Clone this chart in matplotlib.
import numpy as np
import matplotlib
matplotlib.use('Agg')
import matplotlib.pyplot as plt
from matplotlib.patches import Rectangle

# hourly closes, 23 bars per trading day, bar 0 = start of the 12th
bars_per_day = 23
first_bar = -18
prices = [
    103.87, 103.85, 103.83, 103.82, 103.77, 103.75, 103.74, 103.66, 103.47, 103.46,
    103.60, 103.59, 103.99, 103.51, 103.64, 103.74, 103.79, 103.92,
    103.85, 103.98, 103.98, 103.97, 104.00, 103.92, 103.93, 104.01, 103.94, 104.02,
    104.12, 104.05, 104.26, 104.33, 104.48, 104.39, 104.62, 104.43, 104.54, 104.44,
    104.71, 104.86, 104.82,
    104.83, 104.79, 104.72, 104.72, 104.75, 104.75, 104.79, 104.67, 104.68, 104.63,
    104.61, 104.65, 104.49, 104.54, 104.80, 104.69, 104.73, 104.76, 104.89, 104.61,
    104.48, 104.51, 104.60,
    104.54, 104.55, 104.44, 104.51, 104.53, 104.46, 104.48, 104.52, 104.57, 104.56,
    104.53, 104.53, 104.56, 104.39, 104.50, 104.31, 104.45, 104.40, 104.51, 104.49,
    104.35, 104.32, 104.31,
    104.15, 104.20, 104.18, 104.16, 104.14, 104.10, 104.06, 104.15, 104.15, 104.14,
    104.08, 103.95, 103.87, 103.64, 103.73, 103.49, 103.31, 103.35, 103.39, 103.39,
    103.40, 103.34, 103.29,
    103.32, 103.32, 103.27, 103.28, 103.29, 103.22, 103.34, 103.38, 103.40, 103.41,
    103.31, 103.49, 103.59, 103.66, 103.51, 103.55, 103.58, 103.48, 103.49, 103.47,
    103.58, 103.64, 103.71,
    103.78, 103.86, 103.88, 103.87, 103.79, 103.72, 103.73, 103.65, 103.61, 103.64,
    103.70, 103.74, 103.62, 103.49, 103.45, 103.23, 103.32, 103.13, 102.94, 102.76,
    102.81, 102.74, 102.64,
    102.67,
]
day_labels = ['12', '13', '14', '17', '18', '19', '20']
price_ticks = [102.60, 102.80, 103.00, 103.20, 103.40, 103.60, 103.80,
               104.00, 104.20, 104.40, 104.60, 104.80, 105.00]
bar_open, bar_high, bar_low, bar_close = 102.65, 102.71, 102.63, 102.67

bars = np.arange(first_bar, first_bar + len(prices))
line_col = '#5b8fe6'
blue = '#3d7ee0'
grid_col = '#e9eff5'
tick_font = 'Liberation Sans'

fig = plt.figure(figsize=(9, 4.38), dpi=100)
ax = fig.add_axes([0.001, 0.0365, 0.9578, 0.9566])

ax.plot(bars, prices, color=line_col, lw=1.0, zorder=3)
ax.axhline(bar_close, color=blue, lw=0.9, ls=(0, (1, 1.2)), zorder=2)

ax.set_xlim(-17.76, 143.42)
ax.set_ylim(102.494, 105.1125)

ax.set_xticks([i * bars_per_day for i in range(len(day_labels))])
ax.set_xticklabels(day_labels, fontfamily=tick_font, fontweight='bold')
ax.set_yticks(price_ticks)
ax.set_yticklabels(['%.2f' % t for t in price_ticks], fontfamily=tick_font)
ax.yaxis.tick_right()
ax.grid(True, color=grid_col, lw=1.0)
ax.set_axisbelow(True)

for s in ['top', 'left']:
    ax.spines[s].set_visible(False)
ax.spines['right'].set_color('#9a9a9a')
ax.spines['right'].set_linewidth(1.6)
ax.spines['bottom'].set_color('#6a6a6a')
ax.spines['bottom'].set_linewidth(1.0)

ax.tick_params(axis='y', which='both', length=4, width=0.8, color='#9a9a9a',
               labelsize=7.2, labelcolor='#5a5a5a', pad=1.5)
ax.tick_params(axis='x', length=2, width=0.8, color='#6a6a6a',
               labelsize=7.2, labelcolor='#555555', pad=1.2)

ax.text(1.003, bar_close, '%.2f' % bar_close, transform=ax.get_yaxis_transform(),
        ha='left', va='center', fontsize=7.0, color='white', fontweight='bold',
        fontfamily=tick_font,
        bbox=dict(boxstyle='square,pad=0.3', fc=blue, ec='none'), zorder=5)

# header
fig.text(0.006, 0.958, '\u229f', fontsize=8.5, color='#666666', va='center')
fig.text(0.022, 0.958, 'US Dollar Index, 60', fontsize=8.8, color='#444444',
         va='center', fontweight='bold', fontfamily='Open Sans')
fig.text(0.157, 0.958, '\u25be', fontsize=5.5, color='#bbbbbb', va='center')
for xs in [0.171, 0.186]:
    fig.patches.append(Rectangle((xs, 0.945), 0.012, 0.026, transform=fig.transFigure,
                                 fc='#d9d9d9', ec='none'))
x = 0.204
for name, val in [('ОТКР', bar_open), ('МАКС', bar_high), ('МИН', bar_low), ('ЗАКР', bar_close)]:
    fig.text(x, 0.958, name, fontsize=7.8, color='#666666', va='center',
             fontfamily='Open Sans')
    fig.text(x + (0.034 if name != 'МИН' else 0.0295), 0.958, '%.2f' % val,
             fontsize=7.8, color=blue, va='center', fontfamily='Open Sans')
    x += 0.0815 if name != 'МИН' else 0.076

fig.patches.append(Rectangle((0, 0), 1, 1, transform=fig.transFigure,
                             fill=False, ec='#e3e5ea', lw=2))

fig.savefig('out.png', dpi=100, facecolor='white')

────────────────────

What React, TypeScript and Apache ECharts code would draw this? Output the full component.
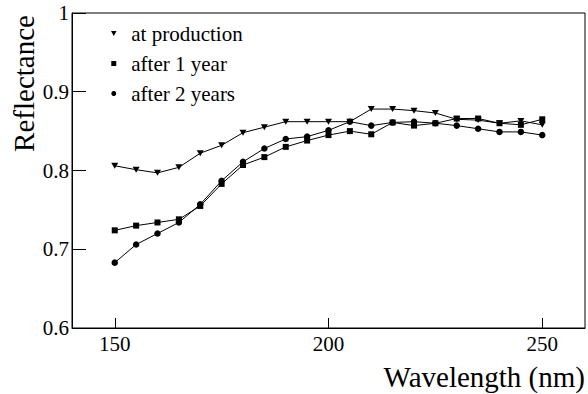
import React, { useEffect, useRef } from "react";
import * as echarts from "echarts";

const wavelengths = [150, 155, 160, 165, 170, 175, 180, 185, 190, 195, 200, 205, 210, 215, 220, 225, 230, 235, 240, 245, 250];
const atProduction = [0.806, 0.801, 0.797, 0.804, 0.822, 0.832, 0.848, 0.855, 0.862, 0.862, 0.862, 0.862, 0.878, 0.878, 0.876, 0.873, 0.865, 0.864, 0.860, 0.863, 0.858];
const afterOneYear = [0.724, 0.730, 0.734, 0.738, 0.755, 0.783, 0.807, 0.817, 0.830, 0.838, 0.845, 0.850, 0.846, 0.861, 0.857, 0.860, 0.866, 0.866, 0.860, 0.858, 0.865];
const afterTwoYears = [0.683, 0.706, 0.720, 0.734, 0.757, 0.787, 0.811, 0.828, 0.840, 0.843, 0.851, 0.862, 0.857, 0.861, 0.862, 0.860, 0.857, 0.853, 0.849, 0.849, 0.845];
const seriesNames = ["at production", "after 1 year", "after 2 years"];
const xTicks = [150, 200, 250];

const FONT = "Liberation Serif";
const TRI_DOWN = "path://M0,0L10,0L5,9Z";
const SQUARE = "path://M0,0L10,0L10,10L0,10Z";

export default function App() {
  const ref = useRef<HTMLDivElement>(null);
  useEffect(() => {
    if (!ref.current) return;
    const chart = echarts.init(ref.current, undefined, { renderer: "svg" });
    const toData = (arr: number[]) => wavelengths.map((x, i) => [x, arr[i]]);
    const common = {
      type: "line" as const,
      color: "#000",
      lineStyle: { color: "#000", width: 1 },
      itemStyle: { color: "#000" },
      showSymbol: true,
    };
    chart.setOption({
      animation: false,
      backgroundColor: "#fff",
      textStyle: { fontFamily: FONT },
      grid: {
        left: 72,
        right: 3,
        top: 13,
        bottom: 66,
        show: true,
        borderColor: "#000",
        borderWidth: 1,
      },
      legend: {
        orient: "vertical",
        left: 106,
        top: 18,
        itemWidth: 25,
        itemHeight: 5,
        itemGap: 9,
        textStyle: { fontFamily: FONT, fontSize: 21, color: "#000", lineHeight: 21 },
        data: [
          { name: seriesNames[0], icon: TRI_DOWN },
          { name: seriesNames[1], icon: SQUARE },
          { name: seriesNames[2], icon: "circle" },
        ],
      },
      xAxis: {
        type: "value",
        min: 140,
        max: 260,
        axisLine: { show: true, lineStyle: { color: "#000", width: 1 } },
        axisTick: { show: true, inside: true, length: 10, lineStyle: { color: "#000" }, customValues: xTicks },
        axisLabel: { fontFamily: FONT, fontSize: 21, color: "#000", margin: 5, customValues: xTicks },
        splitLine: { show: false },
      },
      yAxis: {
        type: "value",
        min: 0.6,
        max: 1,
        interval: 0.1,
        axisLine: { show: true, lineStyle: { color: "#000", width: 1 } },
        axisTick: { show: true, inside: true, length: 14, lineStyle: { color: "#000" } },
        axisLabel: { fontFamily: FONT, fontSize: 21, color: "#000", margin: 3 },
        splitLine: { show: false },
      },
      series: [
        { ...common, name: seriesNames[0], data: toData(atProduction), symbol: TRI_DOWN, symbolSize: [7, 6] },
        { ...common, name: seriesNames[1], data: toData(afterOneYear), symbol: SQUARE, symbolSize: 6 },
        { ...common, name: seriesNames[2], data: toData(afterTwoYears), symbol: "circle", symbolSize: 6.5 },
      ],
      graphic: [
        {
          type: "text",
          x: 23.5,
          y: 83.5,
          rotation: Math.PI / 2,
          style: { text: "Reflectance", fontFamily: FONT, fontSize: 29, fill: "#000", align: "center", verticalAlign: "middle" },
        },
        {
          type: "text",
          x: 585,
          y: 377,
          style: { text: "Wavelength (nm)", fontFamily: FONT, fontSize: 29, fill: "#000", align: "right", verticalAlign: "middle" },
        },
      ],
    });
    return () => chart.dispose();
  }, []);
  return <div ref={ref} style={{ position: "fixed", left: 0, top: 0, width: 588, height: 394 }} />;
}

────────────────────

* **What is needed**: Only the lines from the one containing "Clone this chart in matplotlib." to the one containing "from matplotlib.patches import Rectangle" are to be printed, both ends included, exactly as written.

* **Task solution**:
Clone this chart in matplotlib.
import numpy as np
import matplotlib
matplotlib.use('Agg')
import matplotlib.pyplot as plt
from matplotlib.patches import Rectangle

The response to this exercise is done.